§ **Data for the task**

------------------------------

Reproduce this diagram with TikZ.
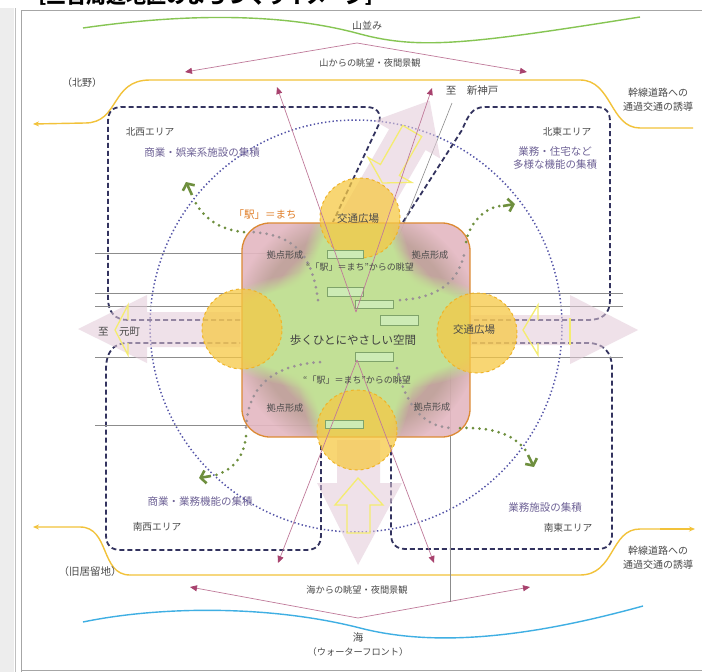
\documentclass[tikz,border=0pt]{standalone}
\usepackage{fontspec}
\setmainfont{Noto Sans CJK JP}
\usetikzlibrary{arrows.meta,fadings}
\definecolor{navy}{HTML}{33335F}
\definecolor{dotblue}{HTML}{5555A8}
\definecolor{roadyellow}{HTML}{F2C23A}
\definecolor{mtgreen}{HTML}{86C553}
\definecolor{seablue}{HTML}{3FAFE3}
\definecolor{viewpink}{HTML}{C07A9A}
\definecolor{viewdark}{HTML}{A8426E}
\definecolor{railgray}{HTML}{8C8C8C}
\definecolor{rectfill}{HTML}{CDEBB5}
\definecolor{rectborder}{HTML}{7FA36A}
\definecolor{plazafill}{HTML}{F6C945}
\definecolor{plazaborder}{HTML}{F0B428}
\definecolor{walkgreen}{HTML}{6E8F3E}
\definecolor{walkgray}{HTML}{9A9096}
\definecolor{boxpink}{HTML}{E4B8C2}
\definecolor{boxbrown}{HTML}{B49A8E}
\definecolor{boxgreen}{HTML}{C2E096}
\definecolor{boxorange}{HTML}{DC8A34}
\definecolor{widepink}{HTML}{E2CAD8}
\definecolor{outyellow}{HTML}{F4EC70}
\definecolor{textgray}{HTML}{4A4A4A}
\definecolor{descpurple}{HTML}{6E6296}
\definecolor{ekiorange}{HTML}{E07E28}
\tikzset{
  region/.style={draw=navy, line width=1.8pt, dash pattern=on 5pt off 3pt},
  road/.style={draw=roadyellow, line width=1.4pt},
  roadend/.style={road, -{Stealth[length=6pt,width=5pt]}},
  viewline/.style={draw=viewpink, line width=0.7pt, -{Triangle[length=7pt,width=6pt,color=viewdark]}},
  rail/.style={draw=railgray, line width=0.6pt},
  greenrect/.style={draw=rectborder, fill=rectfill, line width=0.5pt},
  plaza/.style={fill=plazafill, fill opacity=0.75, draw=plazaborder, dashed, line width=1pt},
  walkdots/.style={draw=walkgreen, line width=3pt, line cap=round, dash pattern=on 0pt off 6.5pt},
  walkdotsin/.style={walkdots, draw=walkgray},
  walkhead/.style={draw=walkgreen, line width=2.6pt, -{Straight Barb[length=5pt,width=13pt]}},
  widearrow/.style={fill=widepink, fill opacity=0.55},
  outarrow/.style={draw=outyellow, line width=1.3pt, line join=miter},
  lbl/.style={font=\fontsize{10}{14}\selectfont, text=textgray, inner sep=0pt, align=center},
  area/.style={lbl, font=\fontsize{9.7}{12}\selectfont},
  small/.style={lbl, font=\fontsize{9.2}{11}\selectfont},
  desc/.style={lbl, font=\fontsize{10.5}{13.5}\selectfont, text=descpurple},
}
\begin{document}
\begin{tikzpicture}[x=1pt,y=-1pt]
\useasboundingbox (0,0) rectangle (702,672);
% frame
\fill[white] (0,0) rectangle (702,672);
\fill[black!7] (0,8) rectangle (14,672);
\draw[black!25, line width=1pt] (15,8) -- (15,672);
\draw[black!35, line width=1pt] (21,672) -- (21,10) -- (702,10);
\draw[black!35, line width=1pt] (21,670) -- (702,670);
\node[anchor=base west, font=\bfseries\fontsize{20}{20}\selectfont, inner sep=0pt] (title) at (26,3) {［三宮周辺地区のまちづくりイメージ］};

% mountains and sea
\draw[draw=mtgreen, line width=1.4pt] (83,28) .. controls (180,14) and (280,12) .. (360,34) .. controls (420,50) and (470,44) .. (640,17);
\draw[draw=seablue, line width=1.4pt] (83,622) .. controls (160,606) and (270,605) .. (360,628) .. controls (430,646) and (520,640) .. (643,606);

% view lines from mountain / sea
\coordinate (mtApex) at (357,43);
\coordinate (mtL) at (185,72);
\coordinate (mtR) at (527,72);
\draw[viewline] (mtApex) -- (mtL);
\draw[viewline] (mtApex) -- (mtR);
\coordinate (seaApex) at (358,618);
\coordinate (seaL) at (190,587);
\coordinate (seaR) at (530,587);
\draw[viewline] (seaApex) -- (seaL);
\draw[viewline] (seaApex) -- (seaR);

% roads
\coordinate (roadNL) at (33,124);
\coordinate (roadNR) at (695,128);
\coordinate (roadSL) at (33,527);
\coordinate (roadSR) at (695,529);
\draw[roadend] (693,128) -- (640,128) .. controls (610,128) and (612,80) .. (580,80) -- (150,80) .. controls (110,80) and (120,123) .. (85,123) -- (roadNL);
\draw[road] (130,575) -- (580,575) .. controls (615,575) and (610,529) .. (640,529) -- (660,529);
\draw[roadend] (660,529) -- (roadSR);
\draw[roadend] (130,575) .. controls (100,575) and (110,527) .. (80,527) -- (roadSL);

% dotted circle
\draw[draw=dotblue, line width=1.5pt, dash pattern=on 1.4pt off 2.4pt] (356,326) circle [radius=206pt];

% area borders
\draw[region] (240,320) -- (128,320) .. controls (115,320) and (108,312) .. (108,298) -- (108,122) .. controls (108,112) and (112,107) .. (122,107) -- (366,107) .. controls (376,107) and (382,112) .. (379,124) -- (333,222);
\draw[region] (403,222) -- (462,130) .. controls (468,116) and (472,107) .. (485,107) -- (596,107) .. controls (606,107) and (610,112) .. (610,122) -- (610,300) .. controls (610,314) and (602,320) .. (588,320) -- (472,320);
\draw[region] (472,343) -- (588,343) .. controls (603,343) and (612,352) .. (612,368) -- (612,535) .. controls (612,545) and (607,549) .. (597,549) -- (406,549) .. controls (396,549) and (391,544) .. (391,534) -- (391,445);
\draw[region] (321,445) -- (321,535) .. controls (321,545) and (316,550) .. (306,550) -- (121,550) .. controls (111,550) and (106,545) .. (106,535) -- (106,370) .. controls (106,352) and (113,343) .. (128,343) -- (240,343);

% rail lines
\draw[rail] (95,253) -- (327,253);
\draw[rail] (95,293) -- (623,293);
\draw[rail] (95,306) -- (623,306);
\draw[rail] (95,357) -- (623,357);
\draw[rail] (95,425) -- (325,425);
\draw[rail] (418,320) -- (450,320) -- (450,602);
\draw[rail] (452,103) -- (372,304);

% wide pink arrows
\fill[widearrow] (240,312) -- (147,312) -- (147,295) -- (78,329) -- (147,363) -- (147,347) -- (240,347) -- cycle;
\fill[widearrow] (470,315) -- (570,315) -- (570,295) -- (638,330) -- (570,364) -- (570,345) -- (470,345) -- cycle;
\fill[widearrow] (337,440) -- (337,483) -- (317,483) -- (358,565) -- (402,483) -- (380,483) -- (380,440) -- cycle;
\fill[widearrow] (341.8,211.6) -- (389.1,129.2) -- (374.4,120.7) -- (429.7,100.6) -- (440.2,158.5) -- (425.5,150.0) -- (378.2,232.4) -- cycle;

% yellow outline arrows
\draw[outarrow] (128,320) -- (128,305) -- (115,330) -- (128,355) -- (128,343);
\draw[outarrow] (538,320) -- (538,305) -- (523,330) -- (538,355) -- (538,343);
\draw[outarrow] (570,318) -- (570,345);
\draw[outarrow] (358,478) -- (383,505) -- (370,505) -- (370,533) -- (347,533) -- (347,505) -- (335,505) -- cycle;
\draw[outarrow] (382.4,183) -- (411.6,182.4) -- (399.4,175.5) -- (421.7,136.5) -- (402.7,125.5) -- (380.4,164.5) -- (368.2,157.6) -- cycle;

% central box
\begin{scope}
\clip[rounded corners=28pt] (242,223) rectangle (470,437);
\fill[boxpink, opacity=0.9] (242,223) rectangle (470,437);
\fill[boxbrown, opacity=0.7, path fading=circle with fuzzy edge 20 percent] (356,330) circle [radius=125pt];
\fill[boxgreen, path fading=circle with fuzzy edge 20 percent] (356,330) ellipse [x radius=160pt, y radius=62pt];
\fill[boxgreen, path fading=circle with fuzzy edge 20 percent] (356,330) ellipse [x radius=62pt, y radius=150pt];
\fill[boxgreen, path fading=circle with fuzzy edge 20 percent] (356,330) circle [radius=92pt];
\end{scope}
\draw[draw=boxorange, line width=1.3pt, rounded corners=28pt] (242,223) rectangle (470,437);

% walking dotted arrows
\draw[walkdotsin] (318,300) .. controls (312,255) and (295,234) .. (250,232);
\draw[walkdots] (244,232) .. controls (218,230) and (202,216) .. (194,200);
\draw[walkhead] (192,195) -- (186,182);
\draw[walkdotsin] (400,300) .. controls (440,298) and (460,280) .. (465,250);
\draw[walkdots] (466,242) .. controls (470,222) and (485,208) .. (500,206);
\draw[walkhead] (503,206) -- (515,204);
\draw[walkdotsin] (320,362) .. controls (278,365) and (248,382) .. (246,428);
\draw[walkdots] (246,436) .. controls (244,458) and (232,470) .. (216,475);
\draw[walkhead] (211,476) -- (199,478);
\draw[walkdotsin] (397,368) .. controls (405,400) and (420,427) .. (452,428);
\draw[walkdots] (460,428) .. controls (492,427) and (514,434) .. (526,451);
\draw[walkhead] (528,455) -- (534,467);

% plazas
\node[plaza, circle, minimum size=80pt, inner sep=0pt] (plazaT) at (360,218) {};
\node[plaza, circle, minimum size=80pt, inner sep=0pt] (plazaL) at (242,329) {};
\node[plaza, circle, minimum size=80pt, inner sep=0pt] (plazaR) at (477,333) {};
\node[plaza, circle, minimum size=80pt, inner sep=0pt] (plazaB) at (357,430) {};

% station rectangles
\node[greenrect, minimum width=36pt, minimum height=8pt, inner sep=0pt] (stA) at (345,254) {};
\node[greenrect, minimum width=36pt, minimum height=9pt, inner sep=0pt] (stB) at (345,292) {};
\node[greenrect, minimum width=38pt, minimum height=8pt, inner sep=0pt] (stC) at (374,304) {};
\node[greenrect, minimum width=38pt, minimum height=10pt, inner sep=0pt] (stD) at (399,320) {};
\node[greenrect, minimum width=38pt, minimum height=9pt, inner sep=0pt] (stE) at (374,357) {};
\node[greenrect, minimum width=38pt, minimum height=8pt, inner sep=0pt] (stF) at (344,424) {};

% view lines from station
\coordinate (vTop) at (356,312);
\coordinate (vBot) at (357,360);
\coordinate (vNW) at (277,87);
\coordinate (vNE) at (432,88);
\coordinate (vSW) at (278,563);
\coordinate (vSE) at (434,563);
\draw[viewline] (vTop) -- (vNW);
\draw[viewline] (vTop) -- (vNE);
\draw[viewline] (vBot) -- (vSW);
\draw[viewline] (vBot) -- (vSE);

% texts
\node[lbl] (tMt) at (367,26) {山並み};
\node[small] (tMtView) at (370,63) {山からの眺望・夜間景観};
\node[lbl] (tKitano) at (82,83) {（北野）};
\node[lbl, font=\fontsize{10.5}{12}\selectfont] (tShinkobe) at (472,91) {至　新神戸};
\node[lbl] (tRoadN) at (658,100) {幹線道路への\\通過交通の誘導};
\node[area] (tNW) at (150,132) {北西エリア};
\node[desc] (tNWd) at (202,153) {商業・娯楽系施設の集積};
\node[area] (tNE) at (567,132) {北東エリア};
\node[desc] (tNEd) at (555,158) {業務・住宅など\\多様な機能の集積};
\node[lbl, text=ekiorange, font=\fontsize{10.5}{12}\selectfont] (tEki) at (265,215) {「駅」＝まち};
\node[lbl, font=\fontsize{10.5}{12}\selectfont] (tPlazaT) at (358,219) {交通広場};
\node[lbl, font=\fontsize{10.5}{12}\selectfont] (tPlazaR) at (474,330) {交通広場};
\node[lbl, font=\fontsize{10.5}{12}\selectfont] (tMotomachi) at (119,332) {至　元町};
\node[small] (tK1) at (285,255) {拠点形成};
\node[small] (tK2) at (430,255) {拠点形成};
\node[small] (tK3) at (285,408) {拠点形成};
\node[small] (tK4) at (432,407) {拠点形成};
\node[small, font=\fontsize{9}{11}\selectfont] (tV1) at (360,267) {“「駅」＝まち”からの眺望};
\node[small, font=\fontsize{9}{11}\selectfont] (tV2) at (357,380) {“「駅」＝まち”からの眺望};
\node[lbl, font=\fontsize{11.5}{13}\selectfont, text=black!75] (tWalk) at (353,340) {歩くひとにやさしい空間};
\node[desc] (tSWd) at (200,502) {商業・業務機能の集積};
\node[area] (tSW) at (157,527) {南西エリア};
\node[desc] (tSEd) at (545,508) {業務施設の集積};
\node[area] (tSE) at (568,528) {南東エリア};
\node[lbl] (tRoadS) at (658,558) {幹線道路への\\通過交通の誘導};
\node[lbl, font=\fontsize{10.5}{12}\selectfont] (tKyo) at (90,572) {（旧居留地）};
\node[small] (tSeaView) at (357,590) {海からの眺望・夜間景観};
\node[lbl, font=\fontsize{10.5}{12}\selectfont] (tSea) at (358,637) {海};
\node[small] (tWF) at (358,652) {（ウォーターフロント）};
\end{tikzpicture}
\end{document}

------------------------------

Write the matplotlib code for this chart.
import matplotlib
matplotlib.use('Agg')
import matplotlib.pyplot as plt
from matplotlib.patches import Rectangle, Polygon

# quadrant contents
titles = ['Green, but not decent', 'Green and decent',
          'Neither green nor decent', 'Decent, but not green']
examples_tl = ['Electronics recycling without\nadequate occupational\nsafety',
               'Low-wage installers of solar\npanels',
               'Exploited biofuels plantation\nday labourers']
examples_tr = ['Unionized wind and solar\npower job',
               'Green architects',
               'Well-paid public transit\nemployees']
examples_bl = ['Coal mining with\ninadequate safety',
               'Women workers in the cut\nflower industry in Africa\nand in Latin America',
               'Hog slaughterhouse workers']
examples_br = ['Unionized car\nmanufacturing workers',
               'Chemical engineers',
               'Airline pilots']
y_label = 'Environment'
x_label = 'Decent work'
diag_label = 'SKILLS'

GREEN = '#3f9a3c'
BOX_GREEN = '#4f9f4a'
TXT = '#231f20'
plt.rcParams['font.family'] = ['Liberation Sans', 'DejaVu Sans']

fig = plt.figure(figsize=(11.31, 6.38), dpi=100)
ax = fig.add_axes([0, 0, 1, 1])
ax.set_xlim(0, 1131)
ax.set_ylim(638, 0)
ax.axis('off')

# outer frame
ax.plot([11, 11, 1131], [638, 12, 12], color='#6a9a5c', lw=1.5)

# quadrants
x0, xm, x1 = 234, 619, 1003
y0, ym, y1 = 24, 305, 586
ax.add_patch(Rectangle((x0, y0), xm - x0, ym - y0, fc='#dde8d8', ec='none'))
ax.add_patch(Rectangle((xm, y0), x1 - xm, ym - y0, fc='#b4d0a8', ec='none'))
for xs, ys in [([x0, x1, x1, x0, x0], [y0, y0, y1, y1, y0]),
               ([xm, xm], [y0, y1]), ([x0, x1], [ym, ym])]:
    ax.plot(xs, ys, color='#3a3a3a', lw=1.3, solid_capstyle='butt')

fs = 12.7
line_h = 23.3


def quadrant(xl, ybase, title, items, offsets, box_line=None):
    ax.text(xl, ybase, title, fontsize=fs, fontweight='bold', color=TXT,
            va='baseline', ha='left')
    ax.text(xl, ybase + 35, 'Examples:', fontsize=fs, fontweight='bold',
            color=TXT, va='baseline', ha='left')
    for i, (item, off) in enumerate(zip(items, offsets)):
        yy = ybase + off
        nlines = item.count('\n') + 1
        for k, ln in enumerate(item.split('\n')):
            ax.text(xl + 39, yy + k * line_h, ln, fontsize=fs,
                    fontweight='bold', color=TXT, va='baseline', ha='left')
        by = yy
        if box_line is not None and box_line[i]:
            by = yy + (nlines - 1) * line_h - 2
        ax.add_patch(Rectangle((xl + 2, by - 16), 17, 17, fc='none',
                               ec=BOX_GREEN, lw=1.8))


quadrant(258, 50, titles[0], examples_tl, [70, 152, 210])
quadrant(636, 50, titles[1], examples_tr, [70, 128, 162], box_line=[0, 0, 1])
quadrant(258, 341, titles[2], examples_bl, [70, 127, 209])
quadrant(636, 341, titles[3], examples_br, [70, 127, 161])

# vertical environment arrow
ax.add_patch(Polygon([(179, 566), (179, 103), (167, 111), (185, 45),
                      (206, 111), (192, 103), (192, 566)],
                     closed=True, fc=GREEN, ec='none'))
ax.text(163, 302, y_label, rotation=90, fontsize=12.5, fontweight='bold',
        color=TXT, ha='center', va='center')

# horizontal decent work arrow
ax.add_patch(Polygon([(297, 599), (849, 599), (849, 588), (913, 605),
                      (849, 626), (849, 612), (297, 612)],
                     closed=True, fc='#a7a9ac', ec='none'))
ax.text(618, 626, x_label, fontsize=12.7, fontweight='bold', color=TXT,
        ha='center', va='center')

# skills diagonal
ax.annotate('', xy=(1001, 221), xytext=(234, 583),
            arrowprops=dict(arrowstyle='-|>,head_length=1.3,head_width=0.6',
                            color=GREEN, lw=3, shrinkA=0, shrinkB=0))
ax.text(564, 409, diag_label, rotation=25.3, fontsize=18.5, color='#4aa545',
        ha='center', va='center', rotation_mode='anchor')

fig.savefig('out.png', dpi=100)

------------------------------

§ **Task prompt**
Gather each line in the data that holds the string "matplotlib".

§ **Answer to the exercise**
Write the matplotlib code for this chart.
import matplotlib
matplotlib.use('Agg')
import matplotlib.pyplot as plt
from matplotlib.patches import Rectangle, Polygon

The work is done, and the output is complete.